Regency Trolls

In the August 1818 volume of La Belle Assemblee, the Listener, who never revealed his true identity, nevertheless admits:

“I have ever regarded the anonymous letter-writer in the same light as I do an assassin who stabs in the dark.”

Nevertheless, he addresses himself almost always to anonymous writers.

English walking dress featured in La Belle Assemblee, October 1818: "Garter purple poplin pelisse, ornamented with black velvet. Mary Scot bonnet and Waterloo half boots.

English walking dress featured in La Belle Assemblee, October 1818: “Garter purple poplin pelisse, ornamented with black velvet. Mary Scot bonnet and Waterloo half boots.

These supplicants, he explains, are very different. They cringe from identifying themselves because of the trouble they find themselves in. They:

“..are a far more different temperament from those miserable beings to whom I allude. They write to me for advice, they lash, in a good-humoured way…”

What of  those  critics who adopted obvious pseudonyms in Regency-era literary reviews? The Leopard and the Scorpion, for instance, who’ve been subjects of this blog in the past?

They were assassins, too, but they stabbed in broad daylight.

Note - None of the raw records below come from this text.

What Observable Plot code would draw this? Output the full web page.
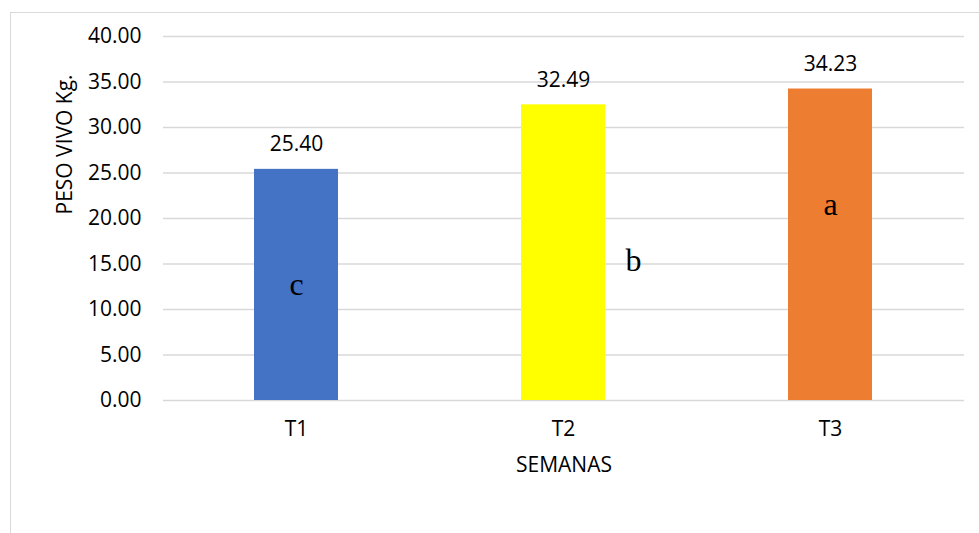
<!DOCTYPE html>
<html>
<head>
<meta charset="utf-8">
<script src="https://cdn.jsdelivr.net/npm/d3@7"></script>
<script src="https://cdn.jsdelivr.net/npm/@observablehq/plot@0.6"></script>
<style>
  html, body { margin: 0; padding: 0; background: #fff; }
  #wrap { position: relative; width: 979px; height: 533px; overflow: hidden; }
  #border { position: absolute; left: 10px; top: 12px; width: 980px; height: 540px;
            border-top: 1.5px solid #d9d9d9; border-left: 1.5px solid #d9d9d9; }
  #chart { position: absolute; left: 0; top: 0; }
</style>
</head>
<body>
<div id="wrap"><div id="border"></div><div id="chart"></div></div>
<script>
const categories = ["T1", "T2", "T3"];
const values = [25.40, 32.49, 34.23];
const colors = ["#4472C4", "#FFFF00", "#ED7D31"];
const letters = ["c", "b", "a"];
const letterValues = [12.7, 15.4, 21.5];
const yTicks = [0, 5, 10, 15, 20, 25, 30, 35, 40];

const data = categories.map((c, i) => ({cat: c, value: values[i], color: colors[i], letter: letters[i], lv: letterValues[i]}));
const font = "'Open Sans', sans-serif";
const fs = 21;

const chart = Plot.plot({
  width: 979,
  height: 533,
  marginLeft: 163,
  marginRight: 15,
  marginTop: 36,
  marginBottom: 133,
  style: {fontFamily: font, fontSize: fs + "px", color: "#000", background: "transparent"},
  x: {domain: categories, paddingInner: 0.685, paddingOuter: 0.3425, label: null},
  y: {domain: [0, 40], ticks: yTicks, label: null},
  marks: [
    Plot.gridY(yTicks, {stroke: "#d9d9d9", strokeOpacity: 1, strokeWidth: 1.5}),
    Plot.barY(data, {x: "cat", y: "value", fill: "color"}),
    Plot.text(data, {x: "cat", y: "value", text: d => d.value.toFixed(2), dy: -25, fontSize: fs, fill: "#000"}),
    Plot.text(data.filter(d => d.letter !== "b"), {x: "cat", y: "lv", text: "letter", fontFamily: "'Liberation Serif', serif", fontSize: 32, fill: "#000"}),
    Plot.text(data.filter(d => d.letter === "b"), {x: "cat", y: "lv", text: "letter", dx: 70, fontFamily: "'Liberation Serif', serif", fontSize: 32, fill: "#000"}),
    Plot.axisY({ticks: yTicks, tickSize: 0, tickPadding: 22, tickFormat: d3.format(".2f"), fontSize: fs, label: null}),
    Plot.axisX({tickSize: 0, tickPadding: 21, fontSize: fs, label: null}),
    Plot.text(["SEMANAS"], {frameAnchor: "bottom", dy: 71, fontSize: fs, fill: "#000"}),
    Plot.text(["PESO VIVO Kg."], {frameAnchor: "left", dx: -98, dy: -4, rotate: -90, fontSize: fs, fill: "#000"})
  ]
});
document.getElementById("chart").appendChild(chart);
</script>
</body>
</html>
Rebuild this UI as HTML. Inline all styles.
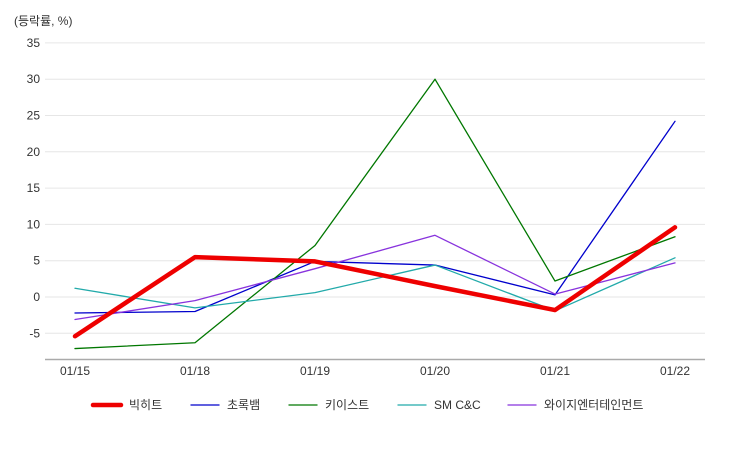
<!DOCTYPE html>
<html><head><meta charset="utf-8"><style>
body{margin:0;background:#fff;font-family:"Liberation Sans","Noto Sans CJK KR",sans-serif;}
svg text{font-family:"Liberation Sans","Noto Sans CJK KR",sans-serif;font-size:12px;fill:#333;}
</style></head><body>
<svg id="chart" width="750" height="450" xmlns="http://www.w3.org/2000/svg"></svg>
<script>
const categories=["01/15","01/18","01/19","01/20","01/21","01/22"];
const yTicks=[-5,0,5,10,15,20,25,30,35];
const seriesNames=["빅히트","초록뱀","키이스트","SM C&C","와이지엔터테인먼트"];
const seriesColors=["#ee0000","#0000cc","#007700","#22aaaa","#8833dd"];
const bigHit=[-5.4,5.5,4.9,1.5,-1.8,9.6];
const chorokbaem=[-2.2,-2.0,4.9,4.4,0.3,24.2];
const keyeast=[-7.1,-6.3,7.1,30,2.2,8.3];
const smcc=[1.2,-1.5,0.6,4.4,-1.9,5.4];
const yg=[-3.1,-0.5,3.9,8.5,0.4,4.7];
const seriesData=[bigHit,chorokbaem,keyeast,smcc,yg];
const NS="http://www.w3.org/2000/svg";
const svg=document.getElementById("chart");
function y(v){return 297-v*7.26;}
function x(i){return 75+i*120;}
function mk(t,a){const e=document.createElementNS(NS,t);for(const k in a)e.setAttribute(k,a[k]);svg.appendChild(e);return e;}
let t=mk("text",{x:14,y:25});t.textContent="(등락률, %)";


yTicks.forEach(v=>{
 const g=mk("line",{x1:45,x2:705,y1:y(v),y2:y(v),stroke:"#e6e6e6","stroke-width":1});
 
 
 const l=mk("text",{x:40,y:y(v)+4,"text-anchor":"end"});l.textContent=v;
 
 
});
const ax=mk("line",{x1:45,x2:705,y1:359.5,y2:359.5,stroke:"#aaa","stroke-width":1.5});


categories.forEach((c,i)=>{
 const l=mk("text",{x:x(i),y:375,"text-anchor":"middle"});l.textContent=c;
 
 
});
[1,2,3,4,0].forEach(s=>{
 const p=mk("polyline",{points:seriesData[s].map((v,i)=>x(i)+","+y(v)).join(" "),fill:"none",stroke:seriesColors[s],"stroke-width":s===0?4.5:1.3,"stroke-linejoin":"round","stroke-linecap":"round"});
 
 
});
const lx=[93,191,289,398,508];
seriesNames.forEach((n,s)=>{
 const l=mk("line",{x1:lx[s],x2:lx[s]+28,y1:405,y2:405,stroke:seriesColors[s],"stroke-width":s===0?4.5:1.3,"stroke-linecap":"round"});
 
 
 const tx=mk("text",{x:lx[s]+36,y:409});tx.textContent=n;
 
 
});
</script>
</body></html>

No, it is the anonymous writer who deliberately seeks out publicity with the sole  intent to wound that the Listener despises. This malcontent “vents his spleen” and “pours forth her venom” in order to make mischief and sow discord.

“Anonymous” in this regard criticizes an artist’s character (rather than his work) , wrecks marriages, breaks up romantic engagements and sets children against their parents.

The signature of this troll, whether it be Incognito or Ivan the Terrible, is a “dirty mantle.”

“Beware my sting, I inflict it unseen; for Cowardice and Malignancy are my parents; and Envy my instructress and nurse!”